In this guide, you will learn how live migration works, what it needs to succeed, where it fits in real operations, and what to check before you rely on it. The focus is practical: technical basics, common failure points, and best practices you can actually use.
Live migration is not magic. It works because the platform copies state in the background, pauses briefly at the end, and restores the workload on the destination host fast enough that users barely notice.
What Live Migration Means in Virtualized and Cloud Environments
Live migration is different from moving a powered-off workload. If a virtual machine is shut down, you can copy its files and boot it elsewhere later. That is migration, but not live migration, because the workload is unavailable during the move.
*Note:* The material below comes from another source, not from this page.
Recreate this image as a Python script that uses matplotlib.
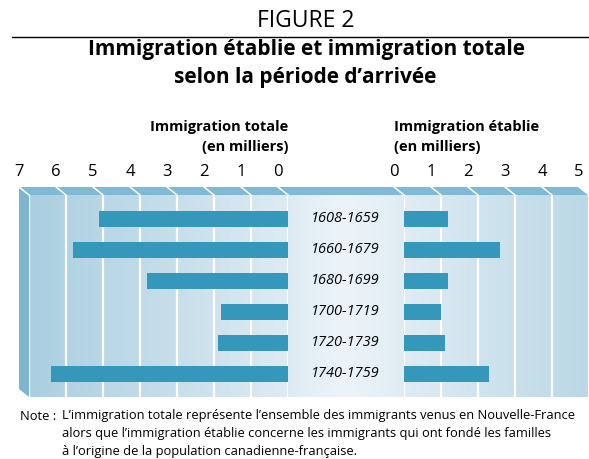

With live migration, the VM keeps running while the platform transfers memory pages, CPU state, and connection context to another host. The user session, service port, and application behavior are preserved as much as the platform allows. The business outcome is service continuity with less disruption.
This capability is central to virtualization platforms, private cloud clusters, and hybrid infrastructure designs. It allows administrators to move workloads between hosts for maintenance, resource balancing, or fault avoidance without waiting for an outage window. For example, if one physical server needs firmware updates, live migration can move all active VMs away first, then let the team patch the box safely.
In practical terms, live migration reduces disruption while improving flexibility, availability, and control. It gives IT teams more options when hardware ages out, a host becomes hot, or capacity planning needs a quick adjustment. The same idea also applies to cloud platforms that support workload mobility within an availability zone or clustered environment.
| Powered-off migration | Workload is stopped first, moved later, and then restarted. Easier, but downtime is built in. |
| Live migration | Workload keeps running during the move, with only a brief pause near the end. |
Note
Live migration usually applies to virtual machines, but the same operational goal can exist for application-level failover or container rescheduling. The mechanics differ, but the business objective is the same: move service without users feeling the move.
How Live Migration Works Behind the Scenes
Live migration works in stages. The platform first checks whether the destination host has enough resources and whether the source and target are compatible. Once those checks pass, the hypervisor or orchestration layer starts preparing the target environment in advance.
The most common method is the pre-copy approach. Memory pages are copied from the source host to the destination while the VM is still running. The challenge is that some memory pages change while the copy is happening. Those are called dirty pages, and they must be sent again. If a VM is busy, it can dirty memory quickly, which is why high-write workloads make migration harder.
After several rounds of copying, the system reaches the stop-and-copy phase. The VM is paused for a very short period, the remaining dirty pages and CPU state are transferred, and the final network and device state is updated. Then the VM resumes on the destination host. From the application’s point of view, there may be a brief hiccup, but the goal is to keep that interruption extremely small.
Once the VM is running on the target, the source host cleans up its resources. That cleanup matters. Releasing old memory mappings, CPU allocations, and storage references keeps the cluster efficient and avoids stale resource claims that can interfere with future migrations.
Why dirty pages matter
If a database VM is constantly writing to memory, the dirty-page rate may stay high. That means the pre-copy stage keeps chasing changing data. In that case, migration time increases, and the final pause may become longer than expected. Administrators often watch dirty-page rate closely when they want predictable results.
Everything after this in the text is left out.